■ **Do this**
Write out every line of the material as it stands, apart from the pictures.

--- Collected material ---

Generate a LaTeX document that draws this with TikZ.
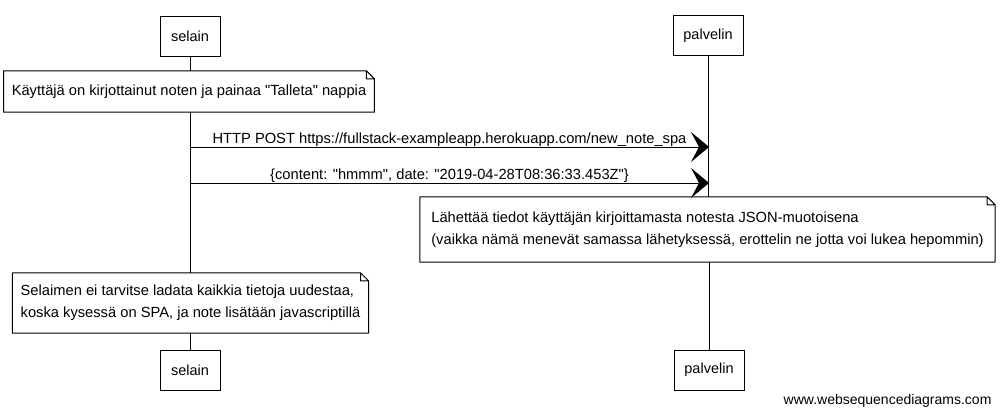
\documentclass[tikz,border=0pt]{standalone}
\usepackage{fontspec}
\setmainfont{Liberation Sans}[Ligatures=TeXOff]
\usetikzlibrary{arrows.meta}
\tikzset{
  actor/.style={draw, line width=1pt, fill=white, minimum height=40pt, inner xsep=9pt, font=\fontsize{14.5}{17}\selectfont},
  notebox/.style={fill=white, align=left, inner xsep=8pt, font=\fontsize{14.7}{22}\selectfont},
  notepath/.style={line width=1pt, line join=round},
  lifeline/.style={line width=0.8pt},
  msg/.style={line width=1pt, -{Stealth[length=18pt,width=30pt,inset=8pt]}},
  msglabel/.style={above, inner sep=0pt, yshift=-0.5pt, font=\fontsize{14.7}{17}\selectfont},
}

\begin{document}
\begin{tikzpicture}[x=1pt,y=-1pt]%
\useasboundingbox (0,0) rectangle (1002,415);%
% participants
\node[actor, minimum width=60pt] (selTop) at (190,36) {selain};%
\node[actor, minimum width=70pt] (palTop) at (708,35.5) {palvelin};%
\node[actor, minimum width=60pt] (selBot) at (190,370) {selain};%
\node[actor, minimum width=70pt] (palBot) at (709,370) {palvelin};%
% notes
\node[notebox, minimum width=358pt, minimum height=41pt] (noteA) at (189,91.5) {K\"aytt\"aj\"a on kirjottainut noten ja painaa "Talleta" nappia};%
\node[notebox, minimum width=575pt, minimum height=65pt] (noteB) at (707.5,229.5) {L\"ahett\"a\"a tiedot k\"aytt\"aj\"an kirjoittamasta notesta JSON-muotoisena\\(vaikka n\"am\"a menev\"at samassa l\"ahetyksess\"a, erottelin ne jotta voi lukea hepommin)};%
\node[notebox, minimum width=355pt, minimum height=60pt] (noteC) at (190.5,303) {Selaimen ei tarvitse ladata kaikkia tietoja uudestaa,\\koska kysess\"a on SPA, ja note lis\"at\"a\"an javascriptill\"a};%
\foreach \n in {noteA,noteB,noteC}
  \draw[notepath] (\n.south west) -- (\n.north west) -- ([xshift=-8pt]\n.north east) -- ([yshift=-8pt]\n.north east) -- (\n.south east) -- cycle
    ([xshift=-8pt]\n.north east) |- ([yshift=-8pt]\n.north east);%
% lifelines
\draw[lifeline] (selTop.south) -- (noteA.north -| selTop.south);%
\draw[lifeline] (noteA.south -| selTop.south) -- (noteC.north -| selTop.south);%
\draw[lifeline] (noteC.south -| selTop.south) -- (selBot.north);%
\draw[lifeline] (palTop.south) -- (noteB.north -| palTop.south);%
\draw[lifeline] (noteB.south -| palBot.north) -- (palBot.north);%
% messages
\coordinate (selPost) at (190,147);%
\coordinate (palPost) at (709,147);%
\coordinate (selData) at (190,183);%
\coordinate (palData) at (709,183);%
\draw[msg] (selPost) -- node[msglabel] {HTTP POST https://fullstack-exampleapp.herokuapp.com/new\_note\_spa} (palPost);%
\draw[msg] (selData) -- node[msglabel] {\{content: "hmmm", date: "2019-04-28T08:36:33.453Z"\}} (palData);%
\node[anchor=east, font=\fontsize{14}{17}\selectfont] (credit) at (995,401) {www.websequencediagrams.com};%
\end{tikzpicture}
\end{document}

---

■ **Written response**
Generate a LaTeX document that draws this with TikZ.
\documentclass[tikz,border=0pt]{standalone}
\usepackage{fontspec}
\setmainfont{Liberation Sans}[Ligatures=TeXOff]
\usetikzlibrary{arrows.meta}
\tikzset{
  actor/.style={draw, line width=1pt, fill=white, minimum height=40pt, inner xsep=9pt, font=\fontsize{14.5}{17}\selectfont},
  notebox/.style={fill=white, align=left, inner xsep=8pt, font=\fontsize{14.7}{22}\selectfont},
  notepath/.style={line width=1pt, line join=round},
  lifeline/.style={line width=0.8pt},
  msg/.style={line width=1pt, -{Stealth[length=18pt,width=30pt,inset=8pt]}},
  msglabel/.style={above, inner sep=0pt, yshift=-0.5pt, font=\fontsize{14.7}{17}\selectfont},
}

\begin{document}
\begin{tikzpicture}[x=1pt,y=-1pt]%
\useasboundingbox (0,0) rectangle (1002,415);%
% participants
\node[actor, minimum width=60pt] (selTop) at (190,36) {selain};%
\node[actor, minimum width=70pt] (palTop) at (708,35.5) {palvelin};%
\node[actor, minimum width=60pt] (selBot) at (190,370) {selain};%
\node[actor, minimum width=70pt] (palBot) at (709,370) {palvelin};%
% notes
\node[notebox, minimum width=358pt, minimum height=41pt] (noteA) at (189,91.5) {K\"aytt\"aj\"a on kirjottainut noten ja painaa "Talleta" nappia};%
\node[notebox, minimum width=575pt, minimum height=65pt] (noteB) at (707.5,229.5) {L\"ahett\"a\"a tiedot k\"aytt\"aj\"an kirjoittamasta notesta JSON-muotoisena\\(vaikka n\"am\"a menev\"at samassa l\"ahetyksess\"a, erottelin ne jotta voi lukea hepommin)};%
\node[notebox, minimum width=355pt, minimum height=60pt] (noteC) at (190.5,303) {Selaimen ei tarvitse ladata kaikkia tietoja uudestaa,\\koska kysess\"a on SPA, ja note lis\"at\"a\"an javascriptill\"a};%
\foreach \n in {noteA,noteB,noteC}
  \draw[notepath] (\n.south west) -- (\n.north west) -- ([xshift=-8pt]\n.north east) -- ([yshift=-8pt]\n.north east) -- (\n.south east) -- cycle
    ([xshift=-8pt]\n.north east) |- ([yshift=-8pt]\n.north east);%
% lifelines
\draw[lifeline] (selTop.south) -- (noteA.north -| selTop.south);%
\draw[lifeline] (noteA.south -| selTop.south) -- (noteC.north -| selTop.south);%
\draw[lifeline] (noteC.south -| selTop.south) -- (selBot.north);%
\draw[lifeline] (palTop.south) -- (noteB.north -| palTop.south);%
\draw[lifeline] (noteB.south -| palBot.north) -- (palBot.north);%
% messages
\coordinate (selPost) at (190,147);%
\coordinate (palPost) at (709,147);%
\coordinate (selData) at (190,183);%
\coordinate (palData) at (709,183);%
\draw[msg] (selPost) -- node[msglabel] {HTTP POST https://fullstack-exampleapp.herokuapp.com/new\_note\_spa} (palPost);%
\draw[msg] (selData) -- node[msglabel] {\{content: "hmmm", date: "2019-04-28T08:36:33.453Z"\}} (palData);%
\node[anchor=east, font=\fontsize{14}{17}\selectfont] (credit) at (995,401) {www.websequencediagrams.com};%
\end{tikzpicture}
\end{document}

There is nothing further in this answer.